Ich habe beispielsweise 10 Dokumente hinterlegt und möchte diese in einer Auswahllsite öffnen.
Die Auswahlliste habe ich mittels eines Bereiches, dem ich einen Namen definiert habe erzeugt. Leider werden die Links aus der Liste nicht übernommen, so dass ich darüber keine Datei öffnen kann.

Kann mir jemand einen Tip geben, wie ich das realisieren kann?

Ein weiteres Problem ist, das wenn ich einen normalen Link öffne, was meistens auch Excel Listen sind, immer im Excel ein neues Vollbild des Dokuments erzeugt wird. 
Kann ich auch ein Fenster mit dem Dokument öffnen ?


Vielen Dank im Voraus

gmasuch


----------



## CanYouHelpMe (9. Mai 2007)

Hi

stimmt, die Links werden nicht übernommen, aber über die Position z.B. in der Lisbox kann auf die entsprechende Position innerhalb der Liste zurückgegriffen und z.B. dem Open-Befehl als Pfad und Name übergeben werden...


----------



## gmasuch (9. Mai 2007)

Das klingt sehr interssant, aber cih weiss nicht wie ich den open Befehl dort integriere.

Ich hänge mal eine kleine Testdatei an, hoffe Du kannst mir das daran mal demonstrieren.

Vielen Dank im Voraus


----------



## gmasuch (11. Mai 2007)

nochmal zum Verständnis, ich definiere einen Namen für einen Bereich,  jede Zelle beinhaltet Hyperlinks.
danach gehe ich an die Stelle, an der ich meine Auswahl nutzen möchte und definiere für diese Zelle den Gültigkeitsbereich (Daten --> Gültigkeit) dann gebe ich unter Gültikeitskriterien den wert Liste zulassen.

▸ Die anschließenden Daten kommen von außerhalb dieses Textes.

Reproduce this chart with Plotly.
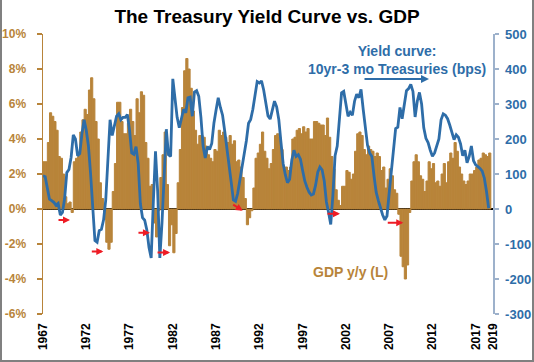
import plotly.graph_objects as go

# ---------------- data ----------------
start_year = 1967  # first quarterly slot on the time axis

# Real GDP, y/y % change, quarterly
gdp_yoy = [
    2.7, 2.7,
    3.8, 5.5, 5.3, 5.0,
    4.5, 3.0, 2.9, 2.0,
    0.7, 0.3, 0.4, -0.2,
    2.7, 2.9, 3.0, 4.4,
    5.1, 5.7, 5.4, 6.8,
    7.5, 6.3, 5.0, 4.0,
    1.5, 0.6, -0.6, -1.9,
    -2.3, -1.9, 1.0, 2.6,
    6.1, 6.1, 5.0, 4.3,
    4.3, 4.9, 5.7, 5.0,
    4.2, 6.3, 5.5, 6.7,
    6.5, 3.8, 2.9, 1.3,
    1.4, -0.8, -1.6, -0.1,
    1.8, 3.1, 4.4, 1.4,
    -2.1, -0.9, -2.5, -1.4,
    1.5, 3.4, 5.8, 7.9,
    8.6, 8.0, 6.9, 5.6,
    4.5, 3.7, 4.2, 4.2,
    4.1, 3.6, 3.1, 2.9,
    2.7, 3.4, 3.3, 4.5,
    4.2, 4.4, 4.1, 3.8,
    4.2, 3.7, 3.9, 2.7,
    2.8, 2.4, 1.8, 0.6,
    -0.9, -0.5, -0.1, 1.2,
    2.9, 3.2, 3.7, 4.4,
    3.3, 2.9, 2.3, 2.6,
    3.4, 4.2, 4.3, 4.1,
    3.4, 2.2, 2.4, 2.2,
    2.4, 4.0, 4.1, 4.5,
    4.6, 4.3, 4.7, 4.4,
    4.6, 4.0, 4.0, 5.0,
    5.0, 4.9, 4.8, 4.8,
    4.2, 5.2, 4.1, 3.0,
    2.3, 1.1, 0.5, 0.2,
    1.3, 1.3, 2.2, 2.1,
    1.7, 2.0, 3.3, 4.3,
    4.4, 4.2, 3.4, 3.1,
    3.6, 3.4, 3.3, 3.0,
    3.2, 3.0, 2.2, 2.4,
    1.2, 1.7, 2.3, 1.9,
    1.1, 0.9, -0.3, -2.7,
    -3.3, -4.0, -3.2, -0.2,
    1.6, 2.7, 3.1, 2.7,
    1.9, 1.7, 1.0, 1.6,
    2.7, 2.3, 2.6, 1.5,
    1.6, 1.3, 2.0, 2.6,
    1.5, 2.7, 3.2, 2.9,
    3.8, 3.3, 2.4, 2.0,
    1.6, 1.4, 1.6, 2.0,
    2.0, 2.2, 2.4, 2.8,
    2.9, 3.2, 3.1, 3.0,
    3.2,
]

# 10yr - 3mo Treasury spread, bps, quarterly
spread_bps = [
    95, 92, 60, 28,
    24, 19, 11, 16,
    -17, -10, 30, 104,
    113, 148, 212, 200,
    152, 158, 215, 255,
    225, 180, 100, 10,
    -90, -95, -62, -58,
    -31, 25, 150, 255,
    210, 235, 265, 272,
    255, 262, 262, 270,
    225, 160, 156, 178,
    130, 15, -25, -32,
    -60, -110, -140, 20,
    165, 50, -140, -40,
    100, 228, 155, 150,
    372, 315, 262, 232,
    262, 285, 275, 318,
    320, 265, 334, 338,
    322, 262, 180, 146,
    178, 170, 187, 245,
    283, 318, 290, 268,
    222, 168, 125, 76,
    26, 22, 45, 82,
    115, 150, 195, 245,
    256, 285, 328, 364,
    360, 366, 340, 298,
    266, 257, 280, 308,
    292, 255, 190, 130,
    98, 75, 85, 140,
    168, 150, 155, 142,
    110, 80, 62, 48,
    40, 43, 68, 105,
    120, 112, 80, 20,
    -10, -44, 40, 152,
    180, 258, 332, 336,
    298, 265, 276, 268,
    308, 328, 318, 342,
    285, 232, 182, 160,
    150, 95, 48, 24,
    3, -17, -31, -20,
    45, 105, 175, 230,
    234, 290, 258, 305,
    338, 344, 356, 336,
    263, 308, 333, 300,
    232, 202, 190, 168,
    151, 160, 182, 200,
    255, 272, 268, 258,
    240, 220, 198, 212,
    205, 186, 152, 168,
    132, 150, 180, 138,
    126, 121, 116, 108,
    88, 50, 2,
]

x_tick_years = [1967, 1972, 1977, 1982, 1987, 1992, 1997, 2002, 2007, 2012, 2017, 2019]
left_ticks = [-6, -4, -2, 0, 2, 4, 6, 8, 10]
right_ticks = [-300, -200, -100, 0, 100, 200, 300, 400, 500]

# arrows marking curve inversions ahead of recessions: (head year, head %, dx px, dy px)
inversion_arrows = [
    (1970.12, -0.63, -13, 0),
    (1973.97, -2.43, -13, 0),
    (1979.36, -1.35, -13, 0),
    (1981.68, -2.49, -14, 0),
    (1990.08, -0.10, -11, -7),
    (2001.32, -0.27, -14, 0),
    (2008.63, -0.78, -17, 0),
]

# ---------------- styling ----------------
GOLD = "#B8843A"
BLUE = "#2E6DA8"
RAXIS = "#9DB1CB"
FONT = "Liberation Sans, Arial, sans-serif"

bar_x = [start_year + 0.25 * i + 0.125 for i in range(len(gdp_yoy))]
line_x = [start_year + 0.25 * i for i in range(len(spread_bps))]

fig = go.Figure()
fig.add_trace(go.Bar(
    x=bar_x, y=gdp_yoy, width=0.25,
    marker=dict(color=GOLD, line=dict(width=1, color=GOLD)),
    name="GDP y/y (L)", yaxis="y", hoverinfo="skip",
))
fig.add_trace(go.Scatter(
    x=line_x, y=spread_bps, mode="lines",
    line=dict(color=BLUE, width=2.8),
    name="Yield curve", yaxis="y2", hoverinfo="skip",
))

L, R, T, B = 43, 41, 34, 48
W, H = 534, 362
pw, ph = W - L - R, H - T - B


def px(xp):
    return (xp - L) / pw


def py(yp):
    return (H - B - yp) / ph


annotations = [
    dict(text="GDP y/y (L)", xref="paper", yref="paper", x=px(350), y=py(272),
         xanchor="center", yanchor="middle", showarrow=False,
         font=dict(family=FONT, size=14, color=GOLD, weight="bold")),
    dict(text="Yield curve:<br>10yr-3 mo Treasuries (bps)", xref="paper", yref="paper",
         x=px(397), y=py(60), xanchor="center", yanchor="middle", showarrow=False,
         font=dict(family=FONT, size=14, color=BLUE, weight="bold")),
    dict(text="", xref="paper", yref="paper", x=px(429), y=py(79), ax=-66, ay=0,
         showarrow=True, arrowhead=2, arrowsize=0.8, arrowwidth=2, arrowcolor=BLUE),
]
for hx, hy, dx, dy in inversion_arrows:
    annotations.append(dict(text="", xref="x", yref="y", x=hx, y=hy, ax=dx, ay=dy,
                            showarrow=True, arrowhead=2, arrowsize=0.7, arrowwidth=2,
                            arrowcolor="#EE1C25"))

fig.update_layout(
    width=W, height=H,
    margin=dict(l=L, r=R, t=T, b=B, pad=0, autoexpand=False),
    paper_bgcolor="white", plot_bgcolor="white",
    showlegend=False, bargap=0, hovermode=False,
    title=dict(text="The Treasury Yield Curve vs. GDP", x=0.5, xanchor="center",
               y=1 - 16 / H, yanchor="middle",
               font=dict(family=FONT, size=19, color="black", weight="bold")),
    xaxis=dict(range=[1967, 2019], tickvals=x_tick_years,
               ticktext=[str(v) for v in x_tick_years], tickangle=-90,
               showline=False, ticks="", showgrid=False, zeroline=False,
               ticklabelstandoff=6, automargin=False,
               tickfont=dict(family=FONT, size=12, color="black", weight="bold")),
    yaxis=dict(range=[-6, 10], tickvals=left_ticks, ticktext=[f"{v}%" for v in left_ticks],
               showline=True, linecolor=GOLD, linewidth=1.5,
               ticks="outside", ticklen=5, tickcolor=GOLD, tickwidth=1.5,
               showgrid=False, zeroline=True, zerolinecolor="black", zerolinewidth=1.5,
               ticklabelstandoff=8, automargin=False,
               tickfont=dict(family=FONT, size=12, color=GOLD, weight="bold")),
    yaxis2=dict(range=[-300, 500], tickvals=right_ticks, ticktext=[str(v) for v in right_ticks],
                overlaying="y", side="right",
                showline=True, linecolor=RAXIS, linewidth=1.5,
                ticks="outside", ticklen=4, tickcolor=RAXIS, tickwidth=1.5,
                showgrid=False, zeroline=False, ticklabelstandoff=4, automargin=False,
                tickfont=dict(family=FONT, size=13, color=BLUE, weight="bold")),
    annotations=annotations,
    shapes=[dict(type="path", xref="paper", yref="paper",
                 path=f"M {px(1)} {py(0)} L {px(1)} {py(361)} L {px(533)} {py(361)} L {px(533)} {py(0)}",
                 line=dict(color="#808080", width=2))],
)

fig.write_html(
    "out.html",
    config={"displayModeBar": False, "staticPlot": True},
    post_script="document.body.style.margin='0';document.body.style.overflow='hidden';",
)
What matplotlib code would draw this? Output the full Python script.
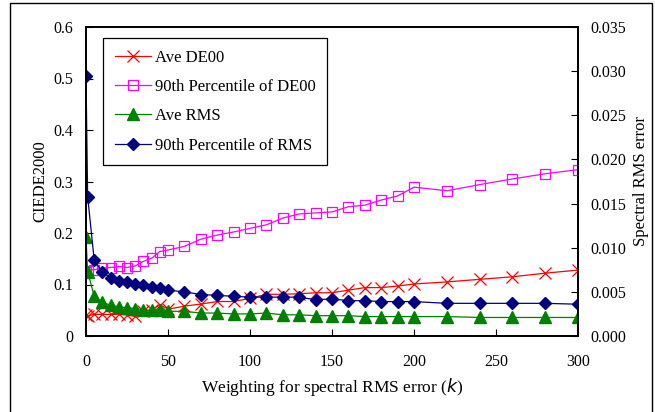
import matplotlib
matplotlib.use("Agg")
import matplotlib.pyplot as plt
from matplotlib.patches import Rectangle

# =========================
# 数据
# =========================
k_values = [0, 1, 5, 10, 15, 20, 25, 30, 35, 40, 45, 50, 60, 70, 80, 90, 100,
            110, 120, 130, 140, 150, 160, 170, 180, 190, 200, 220, 240, 260, 280, 300]

ave_de00 = [0.041, 0.039, 0.042, 0.042, 0.042, 0.042, 0.041, 0.038, 0.048, 0.050, 0.061, 0.052,
            0.058, 0.062, 0.067, 0.067, 0.073, 0.081, 0.081, 0.082, 0.084, 0.084, 0.089, 0.094,
            0.094, 0.097, 0.101, 0.105, 0.110, 0.115, 0.122, 0.128]

p90_de00 = [0.125, 0.126, 0.129, 0.132, 0.133, 0.135, 0.133, 0.136, 0.145, 0.151, 0.164, 0.167,
            0.174, 0.188, 0.196, 0.202, 0.209, 0.216, 0.229, 0.237, 0.239, 0.241, 0.251, 0.254,
            0.264, 0.272, 0.289, 0.282, 0.294, 0.305, 0.315, 0.323]

ave_rms = [0.0112, 0.0073, 0.0045, 0.0038, 0.0035, 0.0033, 0.0032, 0.0031, 0.0030, 0.0029,
           0.0029, 0.0028, 0.0028, 0.0026, 0.0026, 0.0025, 0.0025, 0.0026, 0.0024, 0.0024,
           0.0023, 0.0023, 0.0023, 0.0022, 0.0022, 0.0022, 0.0022, 0.0022, 0.0021, 0.0021,
           0.0021, 0.0021]

p90_rms = [0.0295, 0.0158, 0.0086, 0.0072, 0.0066, 0.0062, 0.0061, 0.0059, 0.0058, 0.0056,
           0.0054, 0.0052, 0.0050, 0.0047, 0.0046, 0.0045, 0.0044, 0.0044, 0.0044, 0.0044,
           0.0041, 0.0042, 0.0040, 0.0040, 0.0039, 0.0039, 0.0039, 0.0037, 0.0037, 0.0037,
           0.0037, 0.0036]

x_ticks = [0, 50, 100, 150, 200, 250, 300]
left_ticks = [0, 0.1, 0.2, 0.3, 0.4, 0.5, 0.6]
right_ticks = [0.000, 0.005, 0.010, 0.015, 0.020, 0.025, 0.030, 0.035]

# =========================
# 绘图
# =========================
plt.rcParams["font.family"] = ["Liberation Serif", "DejaVu Serif"]
plt.rcParams["font.size"] = 11.5

fig = plt.figure(figsize=(6.55, 4.12), dpi=100)
ax = fig.add_axes([86 / 655, 1 - 336 / 412, 492 / 655, 309 / 412])
ax2 = ax.twinx()

l1, = ax.plot(k_values, ave_de00, color="#FF0000", lw=0.9, marker="x", ms=9, mew=0.9,
              label="Ave DE00")
l2, = ax.plot(k_values, p90_de00, color="#FF00FF", lw=0.9, marker="s", ms=7.5, mew=0.9,
              mfc="none", label="90th Percentile of DE00")
l3, = ax2.plot(k_values, ave_rms, color="#008000", lw=0.9, marker="^", ms=8,
               label="Ave RMS")
l4, = ax2.plot(k_values, p90_rms, color="#000080", lw=0.9, marker="D", ms=6.5,
               label="90th Percentile of RMS")

ax.set_xlim(0, 300)
ax.set_ylim(0, 0.6)
ax2.set_ylim(0, 0.035)
ax.set_xticks(x_ticks)
ax.set_yticks(left_ticks)
ax.set_yticklabels([f"{v:g}" for v in left_ticks])
ax2.set_yticks(right_ticks)
ax2.set_yticklabels([f"{v:.3f}" for v in right_ticks])

for a in (ax, ax2):
    a.tick_params(direction="in", length=5, width=0.8, pad=9)
    for s in a.spines.values():
        s.set_linewidth(1.3)
ax.tick_params(axis="x", pad=13)

ax.set_xlabel("Weighting for spectral RMS error ($\\it{k}$)", labelpad=4, fontsize=12.5)
ax.set_ylabel("CIEDE2000", labelpad=4, fontsize=12)
ax2.set_ylabel("Spectral RMS error", labelpad=5, fontsize=12)

leg = ax2.legend(handles=[l1, l2, l3, l4], loc="upper left",
                 bbox_to_anchor=(103 / 655, 1 - 38 / 412), bbox_transform=fig.transFigure,
                 frameon=True, fancybox=False, edgecolor="black", framealpha=1,
                 fontsize=12, labelspacing=0.8, handlelength=2.2, handletextpad=0.2,
                 borderpad=0.7, borderaxespad=0)
leg.get_frame().set_linewidth(0.9)

# 外框
fig.patches.append(Rectangle((10 / 655, -0.05), 642 / 655, 1.05 - 3 / 412,
                             transform=fig.transFigure, fill=False,
                             edgecolor="black", lw=1.0))

plt.savefig("out.png", dpi=100)
plt.close()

Bei Quelle gebe ich =Namen ein. (meinen definierten Bereich.
Die enstande Liste funktioniert Super, nur das der hinterlegte Hyperlink nicht funktioniert.
Wie kann kann ich zu diesem Hyperlink springen? oder muss ich etwas mit VBA entwickeln ? (Was mir schwer fällt) 

Wäre nett, wenn mal jemand etwas dazu sagt .

Vielen Dank im Voraus gmasuch


----------